Automotive and Industrial ETFs Gain Traction
ETFs focused on the automotive sector are also performing well. ‘TIGER Hyundai Motor Group + Fundamental’, tracking Hyundai Motors (27.46%), Kia (23.86%), and Hyundai Mobis (14.58%), has risen 44.47% over the past six months, with a recent one-week increase of 11.96%, ranking it among the top-performing stock ETFs. The upward trend is attributed to the ongoing strength in the automobile industry, coupled with potential gains from robotics and autonomous driving technologies.

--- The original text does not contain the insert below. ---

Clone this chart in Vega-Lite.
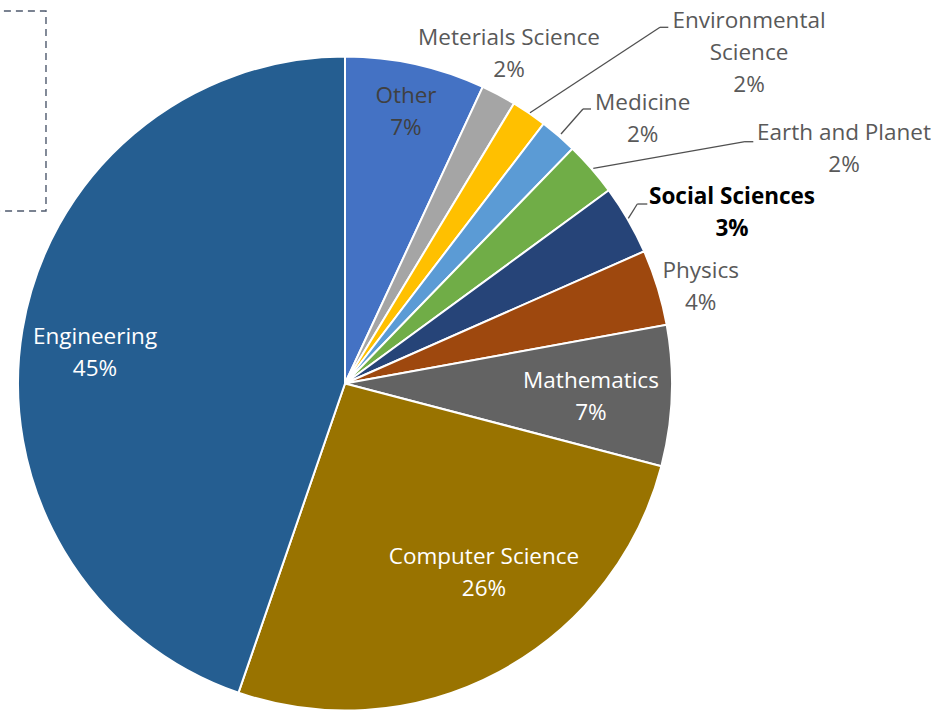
{
  "$schema": "https://vega.github.io/schema/vega-lite/v6.json",
  "width": 931,
  "height": 710,
  "padding": 0,
  "autosize": {"type": "none"},
  "config": {"view": {"stroke": null}, "text": {"font": "Open Sans", "fontSize": 22.5, "lineHeight": 32, "lineBreak": "\n", "dy": -15}},
  "data": {
    "values": [
      {"category": "Other", "value": 6.92, "rank": 1, "label": "Other\n7%"},
      {"category": "Meterials Science", "value": 1.72, "rank": 2, "label": "Meterials Science\n2%"},
      {"category": "Environmental Science", "value": 1.75, "rank": 3, "label": "Environmental\nScience\n2%"},
      {"category": "Medicine", "value": 1.86, "rank": 4, "label": "Medicine\n2%"},
      {"category": "Earth and Planet", "value": 2.69, "rank": 5, "label": "Earth and Planet\n2%"},
      {"category": "Social Sciences", "value": 3.44, "rank": 6, "label": "Social Sciences\n3%"},
      {"category": "Physics", "value": 3.75, "rank": 7, "label": "Physics\n4%"},
      {"category": "Mathematics", "value": 6.94, "rank": 8, "label": "Mathematics\n7%"},
      {"category": "Computer Science", "value": 26.21, "rank": 9, "label": "Computer Science\n26%"},
      {"category": "Engineering", "value": 44.72, "rank": 10, "label": "Engineering\n45%"}
    ]
  },
  "transform": [
    {"stack": "value", "groupby": [], "sort": [{"field": "rank", "order": "ascending"}], "as": ["v0", "v1"]}
  ],
  "encoding": {
    "x": {"datum": 0, "type": "quantitative", "scale": {"domain": [-1.05505, 1.79205], "nice": false, "zero": false}, "axis": null},
    "y": {"datum": 0, "type": "quantitative", "scale": {"domain": [-0.99847, 1.17278], "nice": false, "zero": false}, "axis": null}
  },
  "layer": [
    {
      "data": {"values": [{"box": "frame"}]},
      "transform": [],
      "mark": {"type": "rect", "fillOpacity": 0, "stroke": "#4f5a6e", "strokeWidth": 1.4, "strokeDash": [7, 5]},
      "encoding": {
        "x": {"datum": -1.3, "type": "quantitative"},
        "x2": {"datum": -0.9144},
        "y": {"datum": 1.1391, "type": "quantitative"},
        "y2": {"datum": 0.5275}
      }
    },
    {
      "mark": {"type": "arc", "outerRadius": 327, "stroke": "#ffffff", "strokeWidth": 2},
      "encoding": {
        "theta": {"field": "v0", "type": "quantitative", "scale": {"domain": [0, 100]}},
        "theta2": {"field": "v1"},
        "color": {
          "field": "category", "type": "nominal", "legend": null,
          "scale": {
            "domain": ["Other", "Meterials Science", "Environmental Science", "Medicine", "Earth and Planet", "Social Sciences", "Physics", "Mathematics", "Computer Science", "Engineering"],
            "range": ["#4472C4", "#A5A5A5", "#FFC000", "#5B9BD5", "#70AD47", "#264478", "#9E480E", "#636363", "#997300", "#255E91"]
          }
        }
      }
    },
    {
      "transform": [{"filter": {"field": "category", "equal": "Environmental Science"}}],
      "mark": {"type": "rule", "color": "#505050", "strokeWidth": 1.3},
      "encoding": {"x": {"datum": 0.5657, "type": "quantitative"}, "y": {"datum": 0.8281, "type": "quantitative"}, "x2": {"datum": 0.9633}, "y2": {"datum": 1.0893}}
    },
    {
      "transform": [{"filter": {"field": "category", "equal": "Environmental Science"}}],
      "mark": {"type": "rule", "color": "#505050", "strokeWidth": 1.3},
      "encoding": {"x": {"datum": 0.9633, "type": "quantitative"}, "y": {"datum": 1.0893, "type": "quantitative"}, "x2": {"datum": 0.9887}, "y2": {"datum": 1.0893}}
    },
    {
      "transform": [{"filter": {"field": "category", "equal": "Medicine"}}],
      "mark": {"type": "rule", "color": "#505050", "strokeWidth": 1.3},
      "encoding": {"x": {"datum": 0.6606, "type": "quantitative"}, "y": {"datum": 0.763, "type": "quantitative"}, "x2": {"datum": 0.7278}, "y2": {"datum": 0.8395}}
    },
    {
      "transform": [{"filter": {"field": "category", "equal": "Medicine"}}],
      "mark": {"type": "rule", "color": "#505050", "strokeWidth": 1.3},
      "encoding": {"x": {"datum": 0.7278, "type": "quantitative"}, "y": {"datum": 0.8395, "type": "quantitative"}, "x2": {"datum": 0.7523}, "y2": {"datum": 0.8395}}
    },
    {
      "transform": [{"filter": {"field": "category", "equal": "Earth and Planet"}}],
      "mark": {"type": "rule", "color": "#505050", "strokeWidth": 1.3},
      "encoding": {"x": {"datum": 0.7593, "type": "quantitative"}, "y": {"datum": 0.6581, "type": "quantitative"}, "x2": {"datum": 1.2232}, "y2": {"datum": 0.7394}}
    },
    {
      "transform": [{"filter": {"field": "category", "equal": "Earth and Planet"}}],
      "mark": {"type": "rule", "color": "#505050", "strokeWidth": 1.3},
      "encoding": {"x": {"datum": 1.2232, "type": "quantitative"}, "y": {"datum": 0.7394, "type": "quantitative"}, "x2": {"datum": 1.2486}, "y2": {"datum": 0.7394}}
    },
    {
      "transform": [{"filter": {"field": "category", "equal": "Social Sciences"}}],
      "mark": {"type": "rule", "color": "#505050", "strokeWidth": 1.3},
      "encoding": {"x": {"datum": 0.8664, "type": "quantitative"}, "y": {"datum": 0.5052, "type": "quantitative"}, "x2": {"datum": 0.8939}, "y2": {"datum": 0.5489}}
    },
    {
      "transform": [{"filter": {"field": "category", "equal": "Social Sciences"}}],
      "mark": {"type": "rule", "color": "#505050", "strokeWidth": 1.3},
      "encoding": {"x": {"datum": 0.8939, "type": "quantitative"}, "y": {"datum": 0.5489, "type": "quantitative"}, "x2": {"datum": 0.9245}, "y2": {"datum": 0.5489}}
    },
    {
      "transform": [{"filter": {"field": "category", "equal": "Other"}}],
      "mark": {"type": "text", "radius": 279, "thetaOffset": 0.2203, "color": "#404040"},
      "encoding": {"theta": {"field": "v0", "type": "quantitative", "scale": {"domain": [0, 100]}}, "text": {"field": "label"}}
    },
    {
      "transform": [{"filter": {"field": "category", "equal": "Meterials Science"}}],
      "mark": {"type": "text", "radius": 369, "thetaOffset": 0.0258, "color": "#595959"},
      "encoding": {"theta": {"field": "v0", "type": "quantitative", "scale": {"domain": [0, 100]}}, "text": {"field": "label"}}
    },
    {
      "transform": [{"filter": {"field": "category", "equal": "Environmental Science"}}],
      "mark": {"type": "text", "radius": 522.6, "thetaOffset": 0.3408, "color": "#595959", "dy": -31},
      "encoding": {"theta": {"field": "v0", "type": "quantitative", "scale": {"domain": [0, 100]}}, "text": {"field": "label"}}
    },
    {
      "transform": [{"filter": {"field": "category", "equal": "Medicine"}}],
      "mark": {"type": "text", "radius": 398.9, "thetaOffset": 0.1896, "color": "#595959"},
      "encoding": {"theta": {"field": "v0", "type": "quantitative", "scale": {"domain": [0, 100]}}, "text": {"field": "label"}}
    },
    {
      "transform": [{"filter": {"field": "category", "equal": "Earth and Planet"}}],
      "mark": {"type": "text", "radius": 551.8, "thetaOffset": 0.3601, "color": "#595959"},
      "encoding": {"theta": {"field": "v0", "type": "quantitative", "scale": {"domain": [0, 100]}}, "text": {"field": "label"}}
    },
    {
      "transform": [{"filter": {"field": "category", "equal": "Social Sciences"}}],
      "mark": {"type": "text", "radius": 423.1, "thetaOffset": 0.216, "color": "#000000", "fontWeight": "bold"},
      "encoding": {"theta": {"field": "v0", "type": "quantitative", "scale": {"domain": [0, 100]}}, "text": {"field": "label"}}
    },
    {
      "transform": [{"filter": {"field": "category", "equal": "Physics"}}],
      "mark": {"type": "text", "radius": 368.8, "thetaOffset": 0.1484, "color": "#595959"},
      "encoding": {"theta": {"field": "v0", "type": "quantitative", "scale": {"domain": [0, 100]}}, "text": {"field": "label"}}
    },
    {
      "transform": [{"filter": {"field": "category", "equal": "Mathematics"}}],
      "mark": {"type": "text", "radius": 246.3, "thetaOffset": 0.2311, "color": "#ffffff"},
      "encoding": {"theta": {"field": "v0", "type": "quantitative", "scale": {"domain": [0, 100]}}, "text": {"field": "label"}}
    },
    {
      "transform": [{"filter": {"field": "category", "equal": "Computer Science"}}],
      "mark": {"type": "text", "radius": 234.2, "thetaOffset": 0.6798, "color": "#ffffff"},
      "encoding": {"theta": {"field": "v0", "type": "quantitative", "scale": {"domain": [0, 100]}}, "text": {"field": "label"}}
    },
    {
      "transform": [{"filter": {"field": "category", "equal": "Engineering"}}],
      "mark": {"type": "text", "radius": 252, "thetaOffset": 1.3663, "color": "#ffffff"},
      "encoding": {"theta": {"field": "v0", "type": "quantitative", "scale": {"domain": [0, 100]}}, "text": {"field": "label"}}
    }
  ]
}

Similarly, ‘ACE POSCO Group Focus’ is benefiting from POSCO Group’s vertical integration in the secondary battery industry. With significant holdings in POSCO International (25.06%), POSCO Holdings (24.9%), POSCO Future M (24.06%), and POSCO DX (16.12%), the ETF is positioned to capitalize on the growing demand for battery materials and related technologies.
Finally, ‘PLUS Hanwha Group Inc.’, with investments in Hanwha Ocean (26.14%), Hanwha Aerospace (18.51%), and Hanwha Systems (12.83%), is attracting attention due to the promising outlook for the shipbuilding, defense, and space industries.
Lim Tae-hyuk, head of ETF division at Samsung Asset Management, emphasized the strength of these group ETFs, stating, “Samsung Group Stock ETF is characterized by a collection of industry-leading stocks, and other group stock ETFs can also benefit from vertical integration synergy.” He further added that these ETFs are “suitable for long-term investment as the domestic stock market is likely to continue to rise.”